Re: Dynamically loading AT and ATK+ [was Re: Comments on GTK+ patches from Atk tarball]
- From: Pavel Machek <pavel ucw cz>
- To: Bill Haneman <bill haneman ireland sun com>
- Cc: Owen Taylor <otaylor redhat com>, gtk-devel-list gnome org, Bill Haneman <Bill Haneman sun com>
- Subject: Re: Dynamically loading AT and ATK+ [was Re: Comments on GTK+ patches from Atk tarball]

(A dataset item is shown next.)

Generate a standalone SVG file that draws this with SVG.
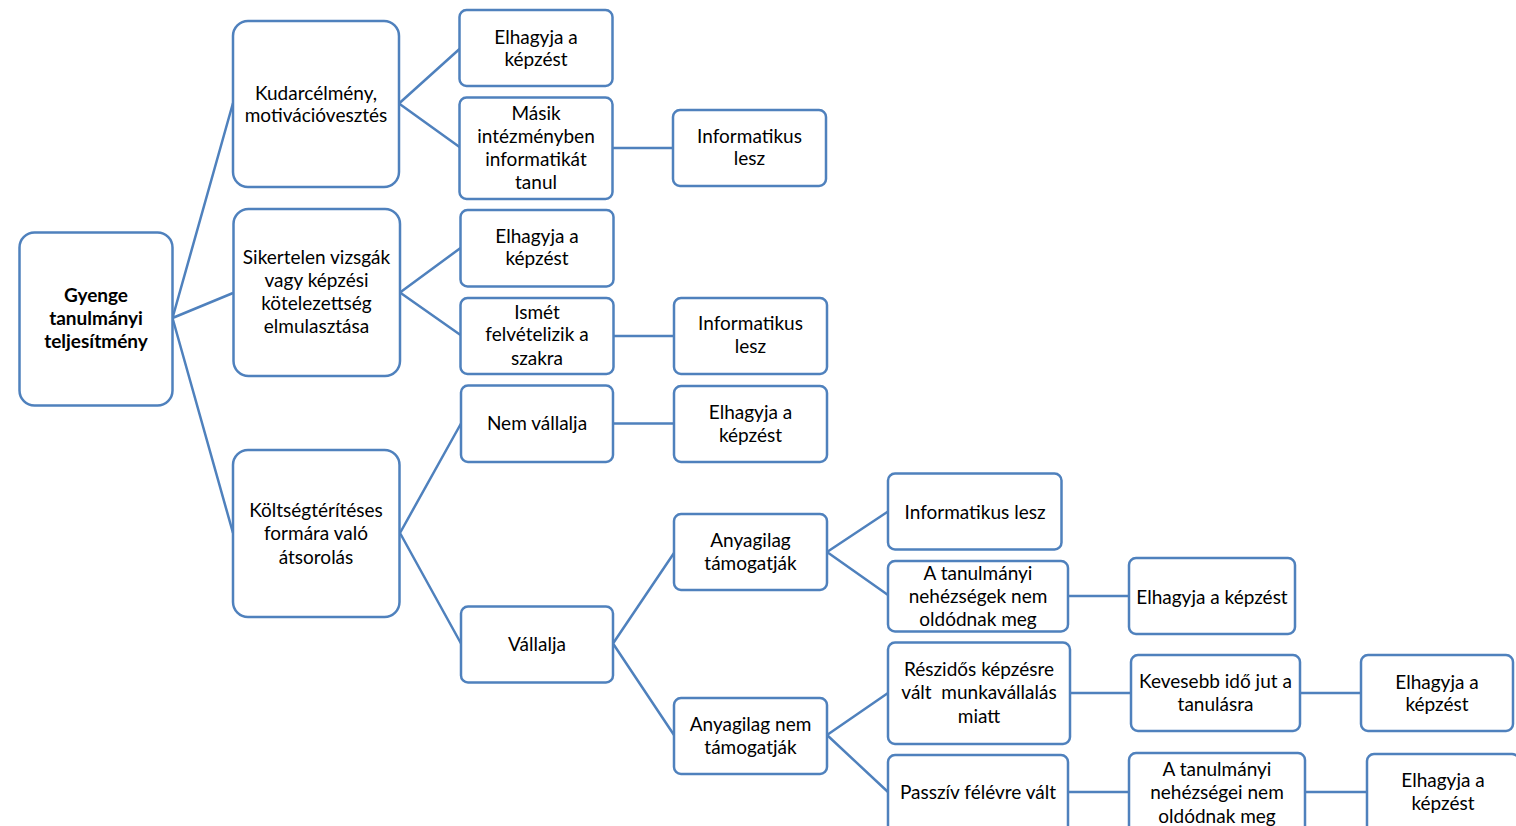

- Date: Mon, 2 Apr 2001 23:34:25 +0000
Hi!
> The requirement is for accessibility support to be dynamically
> loadable on a running application; for instance I am running a program
> and have a problem, I call my co-worker Ed to offer an opinion. If Ed
> is blind, he will need a screenreader in order to see what my app is
> doing, but of course I have been running the app without a
> screenreader.
>
> A screenreader can be cranked up and connect with a running "SPI", no
> problem. But unless I have been running my app with the runtime
> accessibility library loaded, any programmatic accessibility
> properties that the app may have provided will have just gone into the
> bit bucket, and I will only have the "default" accessibility
> properties if I dynamically load the accessibility module. Of course
> one answer is that if I am in an office where AT may ever be needed, I
> always load the runtime library... but how friendly is that? It would
Not too friendly, but I believe it is the right approach. It seems much
easier without this feature.
> 1) Start app without libagtk
> 2) App sets an accessibility property, such as an icon label.
> Skeletal implementation of ATK in libatk stores this property, but
> does not load libagtk or compute any other ATK properties.
-> memory overhead even for users not needing accessibility.